_WORK TO DO_. Scan the records below. List lines holding "this".

-- BEGIN DATASET EXCERPTS --

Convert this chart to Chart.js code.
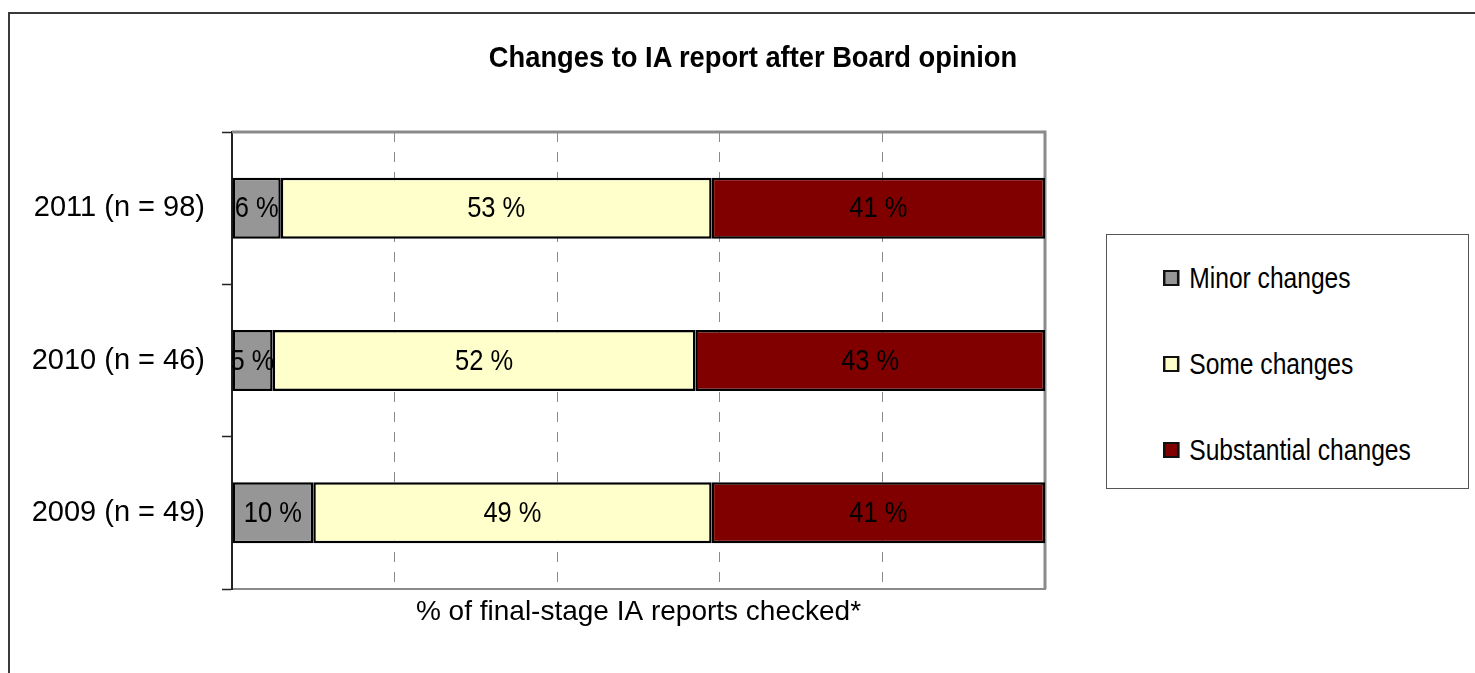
<!DOCTYPE html>
<html>
<head>
<meta charset="utf-8">
<script src="https://cdn.jsdelivr.net/npm/chart.js@4/dist/chart.umd.min.js"></script>
<style>
  html, body { margin: 0; padding: 0; background: #fff; }
  body { width: 1475px; height: 673px; position: relative; overflow: hidden;
         font-family: 'Liberation Sans', Arial, sans-serif; }
  .outer_frame { position: absolute; left: 8px; top: 12px; width: 1480px; height: 700px;
                 border-top: 2px solid #3a3a3a; border-left: 2px solid #3a3a3a; }
  #my_chart { position: absolute; left: 0; top: 0; }
  .chart_title { position: absolute; left: 353px; width: 800px; top: 37px; text-align: center;
                 font-weight: bold; font-size: 30px; line-height: 40px; color: #000;
                 transform: scaleX(0.91); transform-origin: 400px 0; }
  .legend_box { position: absolute; left: 1106px; top: 234px; width: 363px; height: 255px;
                box-sizing: border-box; border: 1.5px solid #555; background: #fff; }
  .legend_item { position: absolute; left: 56px; height: 36px; font-size: 30px; line-height: 36px;
                 display: flex; align-items: center; color: #000; white-space: nowrap;
                 transform: scaleX(0.82); transform-origin: 0 0; }
  .legend_swatch { width: 14px; height: 12px; border: 2px solid #111; border-left-width: 3px; border-right-width: 3px;
                   margin-right: 12px; }
</style>
</head>
<body>
<div class="outer_frame"></div>
<canvas id="my_chart" width="1475" height="673"></canvas>
<div class="chart_title">Changes to IA report after Board opinion</div>
<div class="legend_box"></div>

<script>
const categories = ['2011 (n = 98)', '2010 (n = 46)', '2009 (n = 49)'];
const minorChanges = [6, 5, 10];
const someChanges = [53, 52, 49];
const substantialChanges = [41, 43, 41];
const seriesNames = ['Minor changes', 'Some changes', 'Substantial changes'];
const seriesColors = ['#969696', '#ffffcc', '#800000'];
const xTicks = [0, 20, 40, 60, 80, 100];
const xTitle = '% of final-stage IA reports checked*';

const fontFamily = "'Liberation Sans', Arial, sans-serif";
const ctx = document.getElementById('my_chart');

// percent labels in the middle of each segment (squeezed a bit, like the narrow font)
const barLabels = {
    id: 'barLabels',
    afterDatasetsDraw(chart) {
        const c = chart.ctx;
        const area = chart.chartArea;
        c.save();
        c.beginPath();
        c.rect(area.left, area.top, area.right - area.left, area.bottom - area.top);
        c.clip();
        c.font = '30px ' + fontFamily;
        c.fillStyle = '#000';
        c.textAlign = 'center';
        c.textBaseline = 'middle';
        chart.data.datasets.forEach((ds, i) => {
            chart.getDatasetMeta(i).data.forEach((bar, j) => {
                const p = bar.getProps(['x', 'y', 'base'], true);
                c.save();
                c.translate((p.x + p.base) / 2, p.y + 1);
                c.scale(0.85, 1);
                c.fillText(ds.data[j] + ' %', 0, 0);
                c.restore();
            });
        });
        c.restore();
    }
};

// grey top and right edge of the plot area
const plotFrame = {
    id: 'plotFrame',
    beforeDatasetsDraw(chart) {
        const c = chart.ctx;
        const a = chart.chartArea;
        c.save();
        c.strokeStyle = '#8a8a8a';
        c.lineWidth = 3;
        c.beginPath();
        c.moveTo(a.left, a.top);
        c.lineTo(a.right, a.top);
        c.lineTo(a.right, a.bottom);
        c.stroke();
        c.restore();
    }
};

const datasetValues = [minorChanges, someChanges, substantialChanges];

var myChart = new Chart(ctx, {
    type: 'bar',
    data: {
        labels: categories,
        datasets: datasetValues.map((values, i) => ({
            label: seriesNames[i],
            data: values,
            backgroundColor: seriesColors[i],
            borderColor: '#000',
            borderWidth: 2.5,
            borderSkipped: false,
            categoryPercentage: 0.4,
            barPercentage: 1.0
        }))
    },
    options: {
        responsive: false,
        animation: false,
        indexAxis: 'y',
        layout: {
            padding: { left: 0, top: 132, right: 430, bottom: 0 }
        },
        scales: {
            x: {
                stacked: true,
                min: 0,
                max: 100,
                afterBuildTicks: (scale) => {
                    scale.ticks = xTicks.map(v => ({ value: v }));
                },
                afterFit: (scale) => {
                    scale.height = 84;
                },
                ticks: { display: false },
                grid: {
                    drawTicks: false,
                    lineWidth: 1,
                    color: (c) => (c.tick && (c.tick.value === 0 || c.tick.value === 100)) ? 'rgba(0,0,0,0)' : '#8a8a8a'
                },
                border: { color: '#8a8a8a', width: 2, dash: [10, 10] },
                title: {
                    display: true,
                    text: xTitle,
                    color: '#000',
                    font: { family: fontFamily, size: 28 },
                    padding: { top: 0, bottom: 44 }
                }
            },
            y: {
                stacked: true,
                afterFit: (scale) => {
                    scale.width = 232;
                },
                ticks: {
                    color: '#000',
                    padding: 17,
                    font: { family: fontFamily, size: 29 }
                },
                grid: {
                    drawOnChartArea: false,
                    drawTicks: true,
                    tickLength: 10,
                    tickColor: '#222',
                    tickWidth: 1.5
                },
                border: { color: '#222', width: 2 }
            }
        },
        plugins: {
            legend: { display: false },
            title: { display: false },
            tooltip: { enabled: false }
        }
    },
    plugins: [plotFrame, barLabels]
});

// legend box built from the chart's datasets
const legendBox = document.querySelector('.legend_box');
const legendRows = [25, 111, 197];
myChart.data.datasets.forEach((ds, i) => {
    const item = document.createElement('div');
    item.className = 'legend_item';
    item.style.top = legendRows[i] + 'px';
    const sw = document.createElement('span');
    sw.className = 'legend_swatch';
    sw.style.background = ds.backgroundColor;
    const txt = document.createElement('span');
    txt.textContent = ds.label;
    item.appendChild(sw);
    item.appendChild(txt);
    legendBox.appendChild(item);
});
</script>
</body>
</html>
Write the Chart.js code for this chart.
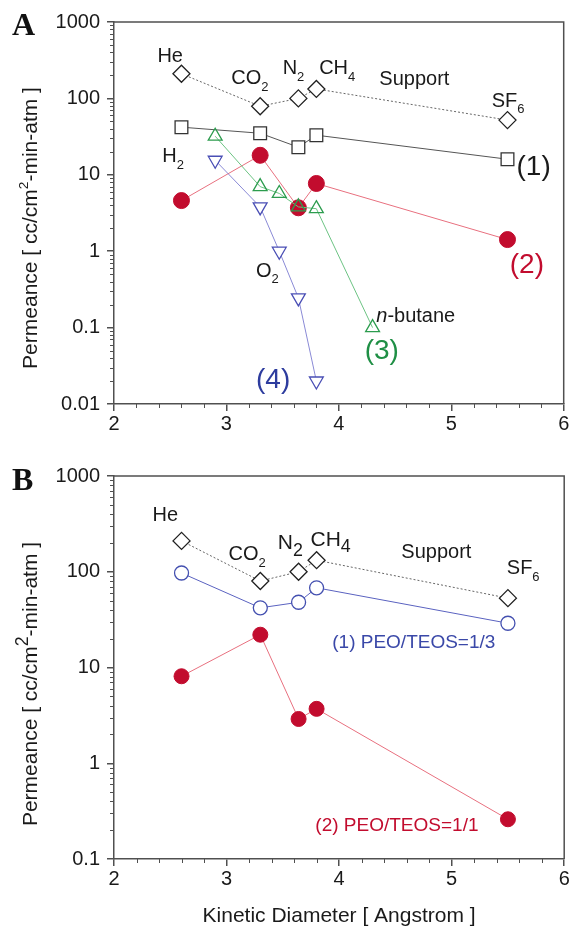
<!DOCTYPE html>
<html lang="en">
<head>
<meta charset="UTF-8" />
<title>Permeance vs Kinetic Diameter</title>
<style>
  * { box-sizing: border-box; margin: 0; padding: 0; }
  body { width: 574px; height: 926px; background: #fff; overflow: hidden; }
  .panel { position: absolute; left: 0; }
  #panel-a { top: 0; }
  #panel-b { top: 440px; }
</style>
</head>
<body>
<div class="panel" id="panel-a"><canvas id="chart-a" width="574" height="440"></canvas></div>
<div class="panel" id="panel-b"><canvas id="chart-b" width="574" height="486"></canvas></div>

<script src="https://cdn.jsdelivr.net/npm/chart.js"></script>
<script>
  // axis ticks
  const xTicks = [2, 3, 4, 5, 6];
  const yTicksA = [0.01, 0.1, 1, 10, 100, 1000];
  const yTicksB = [0.1, 1, 10, 100, 1000];

  // kinetic diameters: He, CO2, N2, CH4, SF6
  const gasX = [2.6, 3.3, 3.64, 3.8, 5.5];

  // panel A
  const supportA = [210, 79, 100, 133, 52];
  const film1A = [42, 35, 23, 33, 16];
  const film2A = [4.6, 18, 3.7, 7.7, 1.42];
  // H2, CO2, O2, N2, CH4, n-butane
  const film3X = [2.9, 3.3, 3.47, 3.64, 3.8, 4.3];
  const film3A = [32, 7.0, 5.7, 3.8, 3.6, 0.1];
  // H2, CO2, O2, N2, CH4
  const film4X = [2.9, 3.3, 3.47, 3.64, 3.8];
  const film4A = [15.5, 3.8, 1.0, 0.245, 0.02];

  // panel B
  const supportB = [210, 80, 100, 132, 53];
  const peo13B = [97, 42, 48, 68, 29];
  const peo11B = [8.1, 22, 2.9, 3.7, 0.26];

  const FONT = '"Liberation Sans", Arial, sans-serif';
  const axisColor = "#505050";
  const textColor = "#1a1a1a";
  const red = "#c20c2e", redLine = "#e8707f";
  const green = "#2c9c4e", greenLine = "#6cc383", greenText = "#1f8f45";
  const blue = "#4a4fb5", blueLine = "#8a8ad6", blueText = "#2d3c9e";
  const blueB = "#4450b0", blueBLine = "#5a62c0", blueBText = "#3a48a8";

  // annotation texts, anchored in data coords (left edge, cap middle)
  // "_" = subscript, "^" = superscript, "*" = italic
  const labelsA = [
    { x: 2.386, y: 369, parts: ["He"], size: 20 },
    { x: 3.044, y: 190, parts: ["CO", "_2"], size: 20 },
    { x: 3.5, y: 257, parts: ["N", "_2"], size: 20 },
    { x: 3.825, y: 257, parts: ["CH", "_4"], size: 20 },
    { x: 4.36, y: 184, parts: ["Support"], size: 20 },
    { x: 5.36, y: 97, parts: ["SF", "_6"], size: 20 },
    { x: 2.43, y: 18, parts: ["H", "_2"], size: 20 },
    { x: 3.263, y: 0.574, parts: ["O", "_2"], size: 20 },
    { x: 4.333, y: 0.147, parts: ["*n", "-butane"], size: 20 },
    { x: 5.58, y: 13.3, parts: ["(1)"], size: 28 },
    { x: 5.52, y: 0.707, parts: ["(2)"], size: 28, color: red },
    { x: 4.23, y: 0.0527, parts: ["(3)"], size: 28, color: greenText },
    { x: 3.263, y: 0.0219, parts: ["(4)"], size: 28, color: blueText },
  ];
  const labelsB = [
    { x: 2.342, y: 401, parts: ["He"], size: 20 },
    { x: 3.018, y: 157, parts: ["CO", "_2"], size: 20 },
    { x: 3.456, y: 205, parts: ["N", "_2"], size: 21, sub: 0.85 },
    { x: 3.746, y: 225, parts: ["CH", "_4"], size: 21, sub: 0.85 },
    { x: 4.553, y: 165, parts: ["Support"], size: 20 },
    { x: 5.49, y: 112, parts: ["SF", "_6"], size: 20 },
    { x: 3.939, y: 18.9, parts: ["(1) PEO/TEOS=1/3"], size: 19, color: blueBText },
    { x: 3.789, y: 0.232, parts: ["(2) PEO/TEOS=1/1"], size: 19, color: red },
  ];

  function points(xs, ys) {
    return xs.map((x, i) => ({ x: x, y: ys[i] }));
  }

  function partsWidth(ctx, parts, size, sub) {
    let w = 0;
    parts.forEach((p) => {
      const s = setPartFont(ctx, p, size, sub);
      w += ctx.measureText(s.t).width;
    });
    return w;
  }

  function setPartFont(ctx, p, size, sub) {
    let t = p, fs = size, dy = 0, style = "";
    if (p[0] === "_") { t = p.slice(1); fs = size * (sub || 0.65); dy = size * 0.32; }
    else if (p[0] === "^") { t = p.slice(1); fs = size * (sub || 0.65); dy = -size * 0.42; }
    else if (p[0] === "*") { t = p.slice(1); style = "italic "; }
    ctx.font = style + fs + "px " + FONT;
    return { t: t, dy: dy };
  }

  function drawParts(ctx, left, mid, parts, size, color, sub) {
    let cx = left;
    const base = mid + size * 0.36;
    ctx.fillStyle = color;
    ctx.textAlign = "left";
    ctx.textBaseline = "alphabetic";
    parts.forEach((p) => {
      const s = setPartFont(ctx, p, size, sub);
      ctx.fillText(s.t, cx, base + s.dy);
      cx += ctx.measureText(s.t).width;
    });
  }

  function decor(cfg) {
    return {
      id: "decor",
      afterDraw(chart) {
        const ctx = chart.ctx;
        const a = chart.chartArea;
        const xs = chart.scales.x, ys = chart.scales.y;
        ctx.save();
        // top and right frame
        ctx.strokeStyle = axisColor;
        ctx.lineWidth = 1.5;
        ctx.beginPath();
        ctx.moveTo(a.left, a.top);
        ctx.lineTo(a.right, a.top);
        ctx.lineTo(a.right, a.bottom);
        ctx.stroke();
        // minor ticks
        ctx.lineWidth = 1;
        ctx.beginPath();
        for (let i = 0; i < xTicks.length - 1; i++) {
          for (let k = 1; k < 5; k++) {
            const px = Math.round(xs.getPixelForValue(xTicks[i] + k * 0.2)) + 0.5;
            ctx.moveTo(px, a.bottom);
            ctx.lineTo(px, a.bottom + 4);
          }
        }
        cfg.yTicks.slice(0, -1).forEach((d) => {
          for (let k = 2; k < 10; k++) {
            const py = Math.round(ys.getPixelForValue(d * k)) + 0.5;
            ctx.moveTo(a.left, py);
            ctx.lineTo(a.left - 4, py);
          }
        });
        ctx.stroke();

        // annotations
        cfg.labels.forEach((l) => {
          drawParts(ctx, xs.getPixelForValue(l.x), ys.getPixelForValue(l.y),
            l.parts, l.size, l.color || textColor, l.sub);
        });

        // y axis title
        ctx.save();
        ctx.translate(29, cfg.yTitleY);
        ctx.rotate(-Math.PI / 2);
        const tw = partsWidth(ctx, cfg.yTitle, 21, cfg.titleSup);
        drawParts(ctx, -tw / 2, 0, cfg.yTitle, 21, textColor, cfg.titleSup);
        ctx.restore();

        // x axis title
        if (cfg.xTitle) {
          ctx.font = "21px " + FONT;
          ctx.fillStyle = textColor;
          ctx.textAlign = "center";
          ctx.textBaseline = "alphabetic";
          ctx.fillText(cfg.xTitle, (a.left + a.right) / 2, cfg.xTitleY + 21 * 0.36);
        }

        // panel letter
        ctx.font = 'bold 32px "Liberation Serif", "Times New Roman", serif';
        ctx.fillStyle = "#111";
        ctx.textAlign = "left";
        ctx.fillText(cfg.letter, 12, cfg.letterY);
        ctx.restore();
      },
    };
  }

  function makeChart(id, datasets, yTicks, padTop, xHeight, cfg) {
    cfg.yTicks = yTicks;
    return new Chart(document.getElementById(id).getContext("2d"), {
      type: "scatter",
      data: { datasets: datasets },
      options: {
        responsive: false,
        animation: false,
        devicePixelRatio: 1,
        layout: { padding: { top: padTop, right: 4, left: 0, bottom: 0 } },
        plugins: { legend: { display: false }, tooltip: { enabled: false } },
        scales: {
          x: {
            type: "linear",
            min: 2,
            max: 6,
            afterBuildTicks: (s) => { s.ticks = xTicks.map((v) => ({ value: v })); },
            afterFit: (s) => { s.height = xHeight; s.paddingLeft = 0; s.paddingRight = 0; },
            ticks: { font: { size: 20, family: FONT }, color: textColor, padding: 1, maxRotation: 0, autoSkip: false, callback: (v) => String(v) },
            grid: { display: true, drawOnChartArea: false, drawTicks: true, tickLength: 7, color: axisColor, lineWidth: 1.5 },
            border: { display: true, color: axisColor, width: 1.5 },
          },
          y: {
            type: "logarithmic",
            min: yTicks[0],
            max: yTicks[yTicks.length - 1],
            afterBuildTicks: (s) => { s.ticks = yTicks.map((v) => ({ value: v })); },
            afterFit: (s) => { s.width = 114; s.paddingTop = 0; s.paddingBottom = 0; },
            ticks: { font: { size: 20, family: FONT }, color: textColor, padding: 7, autoSkip: false, callback: (v) => String(v) },
            grid: { display: true, drawOnChartArea: false, drawTicks: true, tickLength: 7, color: axisColor, lineWidth: 1.5 },
            border: { display: true, color: axisColor, width: 1.5 },
          },
        },
      },
      plugins: [decor(cfg)],
    });
  }

  function support(ys) {
    return {
      label: "Support", data: points(gasX, ys), showLine: true, order: 6,
      borderColor: "#666", borderWidth: 1, borderDash: [2, 2],
      pointStyle: "rectRot", pointRadius: 8.5, pointBorderWidth: 1.3,
      pointBorderColor: "#222", pointBackgroundColor: "#fff",
    };
  }

  makeChart("chart-a", [
    support(supportA),
    {
      label: "(1)", data: points(gasX, film1A), showLine: true, order: 5,
      borderColor: "#555", borderWidth: 1,
      pointStyle: "rect", pointRadius: 9, pointBorderWidth: 1.3,
      pointBorderColor: "#333", pointBackgroundColor: "#fff",
    },
    {
      label: "(2)", data: points(gasX, film2A), showLine: true, order: 4,
      borderColor: redLine, borderWidth: 1,
      pointStyle: "circle", pointRadius: 8, pointBorderWidth: 1,
      pointBorderColor: red, pointBackgroundColor: red,
    },
    {
      label: "(3)", data: points(film3X, film3A), showLine: true, order: 3,
      borderColor: greenLine, borderWidth: 1,
      pointStyle: "triangle", pointRadius: 8, pointBorderWidth: 1.3,
      pointBorderColor: green, pointBackgroundColor: "rgba(255,255,255,0)",
    },
    {
      label: "(4)", data: points(film4X, film4A), showLine: true, order: 2,
      borderColor: blueLine, borderWidth: 1,
      pointStyle: "triangle", pointRotation: 180, pointRadius: 8, pointBorderWidth: 1.3,
      pointBorderColor: blue, pointBackgroundColor: "#fff",
    },
  ], yTicksA, 22, 36, {
    labels: labelsA,
    letter: "A", letterY: 35,
    yTitle: ["Permeance [ cc/cm", "^2", "-min-atm ]"], yTitleY: 228,
  });

  makeChart("chart-b", [
    support(supportB),
    {
      label: "(1) PEO/TEOS=1/3", data: points(gasX, peo13B), showLine: true, order: 5,
      borderColor: blueBLine, borderWidth: 1,
      pointStyle: "circle", pointRadius: 7, pointBorderWidth: 1.3,
      pointBorderColor: blueB, pointBackgroundColor: "#fff",
    },
    {
      label: "(2) PEO/TEOS=1/1", data: points(gasX, peo11B), showLine: true, order: 4,
      borderColor: redLine, borderWidth: 1,
      pointStyle: "circle", pointRadius: 7.5, pointBorderWidth: 1,
      pointBorderColor: red, pointBackgroundColor: red,
    },
  ], yTicksB, 36, 67, {
    labels: labelsB,
    letter: "B", letterY: 50,
    yTitle: ["Permeance [ cc/cm", "^2", "-min-atm ]"], yTitleY: 244, titleSup: 0.85,
    xTitle: "Kinetic Diameter [ Angstrom ]", xTitleY: 474,
  });
</script>
</body>
</html>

-- END DATASET EXCERPTS --

_EXPECTED ANSWER_.
Convert this chart to Chart.js code.
Write the Chart.js code for this chart.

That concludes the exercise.